# Start of Material for this exercise
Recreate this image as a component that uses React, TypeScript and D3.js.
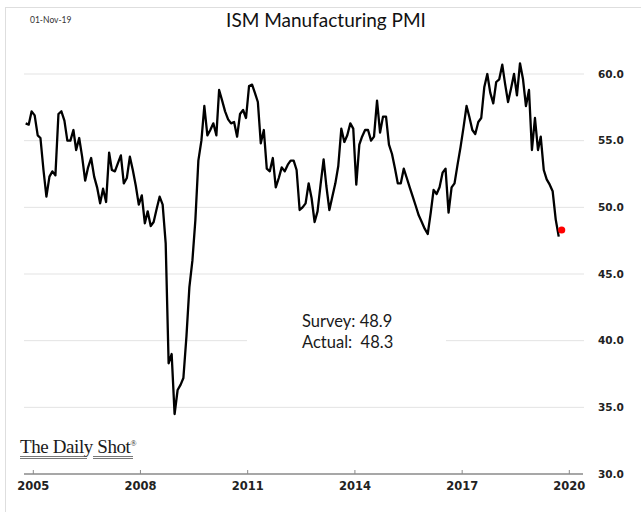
import React from "react";
import * as d3 from "d3";

// ISM Manufacturing PMI, monthly readings (Oct 2004 – Sep 2019)
const pmi2004 = [56.3, 56.2, 57.2];
const pmi2005 = [56.9, 55.4, 55.2, 52.8, 50.8, 52.3, 52.7, 52.4, 57.0, 57.2, 56.5, 55.0];
const pmi2006 = [55.0, 55.8, 54.3, 55.2, 53.8, 52.0, 53.0, 53.7, 52.3, 51.5, 50.3, 51.4];
const pmi2007 = [50.4, 54.1, 52.8, 52.7, 53.3, 53.9, 51.8, 52.2, 53.8, 52.8, 51.6, 50.2];
const pmi2008 = [50.9, 48.8, 49.7, 48.6, 48.9, 49.9, 50.8, 50.2, 47.3, 38.3, 39.0, 34.5];
const pmi2009 = [36.3, 36.7, 37.2, 40.3, 44.0, 46.0, 49.0, 53.5, 55.0, 57.6, 55.4, 55.8];
const pmi2010 = [56.3, 55.4, 58.8, 58.0, 57.2, 56.6, 56.3, 56.4, 55.3, 57.0, 57.3, 56.7];
const pmi2011 = [59.1, 59.2, 58.6, 57.9, 54.8, 55.8, 52.9, 52.7, 53.7, 51.5, 52.2, 53.0];
const pmi2012 = [52.7, 53.2, 53.5, 53.5, 52.8, 49.8, 50.0, 50.3, 51.8, 50.7, 48.9, 49.7];
const pmi2013 = [51.7, 53.6, 51.6, 49.8, 50.8, 51.8, 53.1, 55.9, 54.9, 55.4, 56.3, 55.9];
const pmi2014 = [51.7, 54.7, 55.3, 55.8, 55.8, 55.0, 55.3, 58.0, 55.6, 56.8, 56.8, 54.7];
const pmi2015 = [54.0, 52.9, 51.8, 51.8, 52.9, 52.2, 51.5, 50.8, 50.1, 49.4, 48.9, 48.4];
const pmi2016 = [48.0, 49.6, 51.3, 51.0, 51.5, 52.6, 52.9, 49.6, 51.5, 51.8, 53.2, 54.5];
const pmi2017 = [56.0, 57.6, 56.8, 55.8, 55.5, 56.4, 56.7, 59.0, 60.0, 58.6, 57.8, 59.4];
const pmi2018 = [59.6, 60.7, 59.3, 57.9, 58.9, 60.0, 58.4, 60.8, 59.6, 57.6, 58.8, 54.3];
const pmi2019 = [56.7, 54.3, 55.3, 52.8, 52.1, 51.7, 51.2, 49.1, 47.8];

// Latest release (October 2019)
const surveyValue = 48.9;
const actualValue = 48.3;

const yearTicks = [2005, 2008, 2011, 2014, 2017, 2020];
const valueTicks = [30, 35, 40, 45, 50, 55, 60];

const W = 641;
const H = 512;

export default function App() {
  const values = [
    ...pmi2004, ...pmi2005, ...pmi2006, ...pmi2007, ...pmi2008, ...pmi2009,
    ...pmi2010, ...pmi2011, ...pmi2012, ...pmi2013, ...pmi2014, ...pmi2015,
    ...pmi2016, ...pmi2017, ...pmi2018, ...pmi2019,
  ];
  const start = new Date(2004, 9, 15);
  const series = values.map((v, i) => ({ date: d3.timeMonth.offset(start, i), value: v }));
  const latest = { date: d3.timeMonth.offset(start, values.length), value: actualValue };

  const x = d3
    .scaleTime()
    .domain([new Date(2005, 0, 1), new Date(2020, 0, 1)])
    .range([33.3, 569.3]);
  const y = d3.scaleLinear().domain([30, 60]).range([474, 74]);

  const line = d3
    .line<{ date: Date; value: number }>()
    .x((d) => x(d.date))
    .y((d) => y(d.value));

  const gridLeft = 24;
  const gridRight = 584;

  return (
    <svg
      width={W}
      height={H}
      style={{ position: "absolute", left: 0, top: 0, background: "#ffffff" }}
    >
      {/* frame */}
      <line x1={5} y1={7.5} x2={W} y2={7.5} stroke="#dedede" strokeWidth={1} />
      <line x1={5.5} y1={7} x2={5.5} y2={H} stroke="#dedede" strokeWidth={1} />

      {/* date stamp and title */}
      <text x={30} y={23} fontFamily="Lato, sans-serif" fontSize={8.5} fill="#333">
        01-Nov-19
      </text>
      <text
        x={326}
        y={27}
        textAnchor="middle"
        fontFamily="Lato, sans-serif"
        fontSize={19}
        fill="#111"
      >
        ISM Manufacturing PMI
      </text>

      {/* horizontal grid */}
      {valueTicks
        .filter((v) => v > 30)
        .map((v) => (
          <line
            key={v}
            x1={gridLeft}
            x2={gridRight}
            y1={y(v)}
            y2={y(v)}
            stroke="#e3e3e3"
            strokeWidth={1}
          />
        ))}

      {/* value labels */}
      {valueTicks.map((v) => (
        <text
          key={v}
          x={598}
          y={y(v)}
          dy="0.36em"
          fontFamily="DejaVu Sans, sans-serif"
          fontWeight="bold"
          fontSize={10.5}
          fill="#222"
        >
          {v.toFixed(1)}
        </text>
      ))}

      {/* annotation box */}
      <rect x={247} y={300} width={199} height={62} fill="#ffffff" />
      <text x={302} y={327} fontFamily="Lato, sans-serif" fontSize={16.5} fill="#1a1a1a">
        {`Survey: ${surveyValue.toFixed(1)}`}
      </text>
      <text
        x={302}
        y={348}
        fontFamily="Lato, sans-serif"
        fontSize={16.5}
        fill="#1a1a1a"
        style={{ whiteSpace: "pre" }}
      >
        {`Actual:  ${actualValue.toFixed(1)}`}
      </text>

      {/* x axis */}
      <line x1={gridLeft} x2={583} y1={474} y2={474} stroke="#8a8a8a" strokeWidth={1.5} />
      {yearTicks.map((yr) => {
        const px = x(new Date(yr, 0, 1));
        return (
          <g key={yr}>
            <line x1={px} x2={px} y1={470} y2={474} stroke="#8a8a8a" strokeWidth={1} />
            <text
              x={px}
              y={490}
              textAnchor="middle"
              fontFamily="DejaVu Sans, sans-serif"
              fontWeight="bold"
              fontSize={11.5}
              fill="#222"
            >
              {yr}
            </text>
          </g>
        );
      })}

      {/* brand mark */}
      <text
        x={20}
        y={453}
        fontFamily="Liberation Serif, serif"
        fontSize={19}
        fill="#1a1a1a"
        letterSpacing={-0.4}
      >
        The Daily Shot
        <tspan fontSize={8} dy={-7}>®</tspan>
      </text>
      <line x1={20} x2={87} y1={456.5} y2={456.5} stroke="#555" strokeWidth={0.8} />
      <line x1={20} x2={87} y1={458.5} y2={458.5} stroke="#555" strokeWidth={0.8} />
      <line x1={93} x2={133} y1={456.5} y2={456.5} stroke="#555" strokeWidth={0.8} />
      <line x1={93} x2={133} y1={458.5} y2={458.5} stroke="#555" strokeWidth={0.8} />

      {/* PMI line */}
      <path
        d={line(series) ?? ""}
        fill="none"
        stroke="#000"
        strokeWidth={2.3}
        strokeLinejoin="round"
      />
      <circle cx={x(latest.date)} cy={y(latest.value)} r={3.6} fill="#ff0000" />
    </svg>
  );
}
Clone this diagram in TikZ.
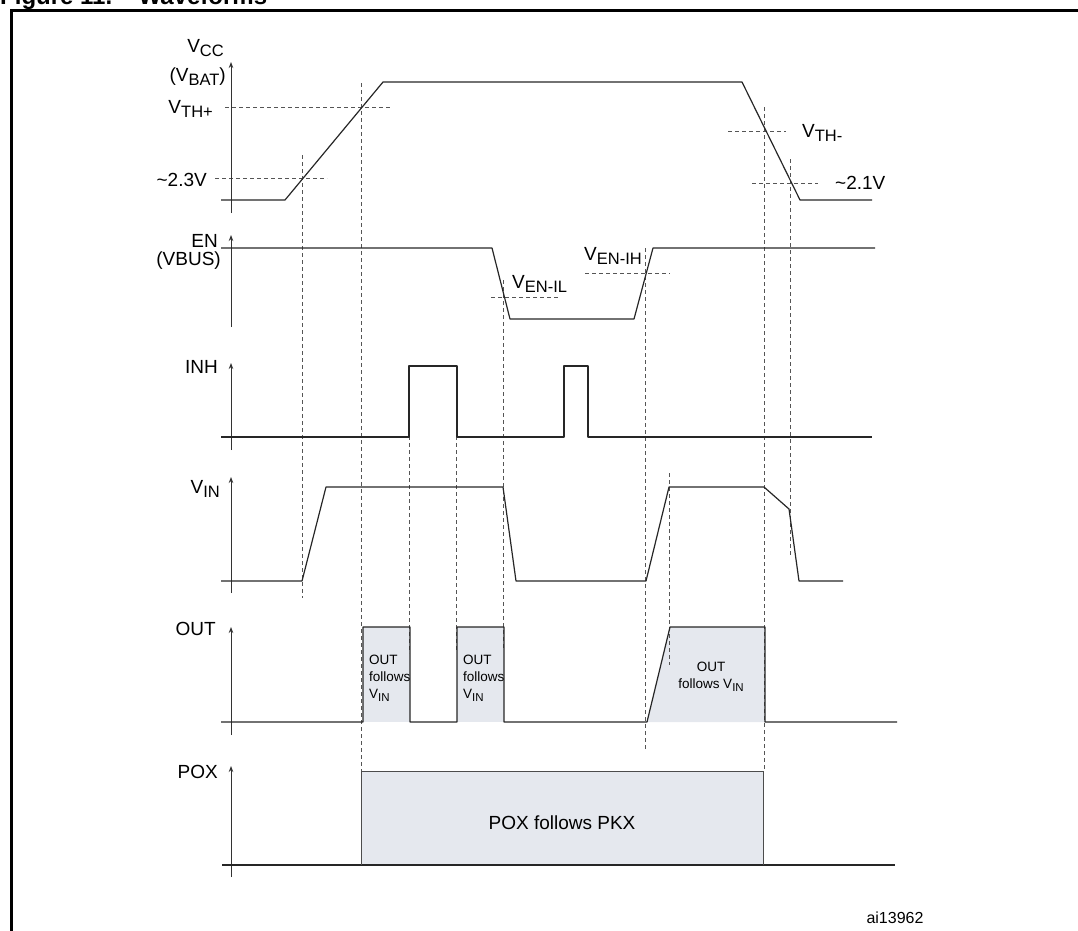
# End of Material for this exercise
Exactly and only the lines from the top of the records down to the line containing "const actualValue = 48.3;" should be transcribed, please, without the pictures.

Recreate this image as a component that uses React, TypeScript and D3.js.
import React from "react";
import * as d3 from "d3";

// ISM Manufacturing PMI, monthly readings (Oct 2004 – Sep 2019)
const pmi2004 = [56.3, 56.2, 57.2];
const pmi2005 = [56.9, 55.4, 55.2, 52.8, 50.8, 52.3, 52.7, 52.4, 57.0, 57.2, 56.5, 55.0];
const pmi2006 = [55.0, 55.8, 54.3, 55.2, 53.8, 52.0, 53.0, 53.7, 52.3, 51.5, 50.3, 51.4];
const pmi2007 = [50.4, 54.1, 52.8, 52.7, 53.3, 53.9, 51.8, 52.2, 53.8, 52.8, 51.6, 50.2];
const pmi2008 = [50.9, 48.8, 49.7, 48.6, 48.9, 49.9, 50.8, 50.2, 47.3, 38.3, 39.0, 34.5];
const pmi2009 = [36.3, 36.7, 37.2, 40.3, 44.0, 46.0, 49.0, 53.5, 55.0, 57.6, 55.4, 55.8];
const pmi2010 = [56.3, 55.4, 58.8, 58.0, 57.2, 56.6, 56.3, 56.4, 55.3, 57.0, 57.3, 56.7];
const pmi2011 = [59.1, 59.2, 58.6, 57.9, 54.8, 55.8, 52.9, 52.7, 53.7, 51.5, 52.2, 53.0];
const pmi2012 = [52.7, 53.2, 53.5, 53.5, 52.8, 49.8, 50.0, 50.3, 51.8, 50.7, 48.9, 49.7];
const pmi2013 = [51.7, 53.6, 51.6, 49.8, 50.8, 51.8, 53.1, 55.9, 54.9, 55.4, 56.3, 55.9];
const pmi2014 = [51.7, 54.7, 55.3, 55.8, 55.8, 55.0, 55.3, 58.0, 55.6, 56.8, 56.8, 54.7];
const pmi2015 = [54.0, 52.9, 51.8, 51.8, 52.9, 52.2, 51.5, 50.8, 50.1, 49.4, 48.9, 48.4];
const pmi2016 = [48.0, 49.6, 51.3, 51.0, 51.5, 52.6, 52.9, 49.6, 51.5, 51.8, 53.2, 54.5];
const pmi2017 = [56.0, 57.6, 56.8, 55.8, 55.5, 56.4, 56.7, 59.0, 60.0, 58.6, 57.8, 59.4];
const pmi2018 = [59.6, 60.7, 59.3, 57.9, 58.9, 60.0, 58.4, 60.8, 59.6, 57.6, 58.8, 54.3];
const pmi2019 = [56.7, 54.3, 55.3, 52.8, 52.1, 51.7, 51.2, 49.1, 47.8];

// Latest release (October 2019)
const surveyValue = 48.9;
const actualValue = 48.3;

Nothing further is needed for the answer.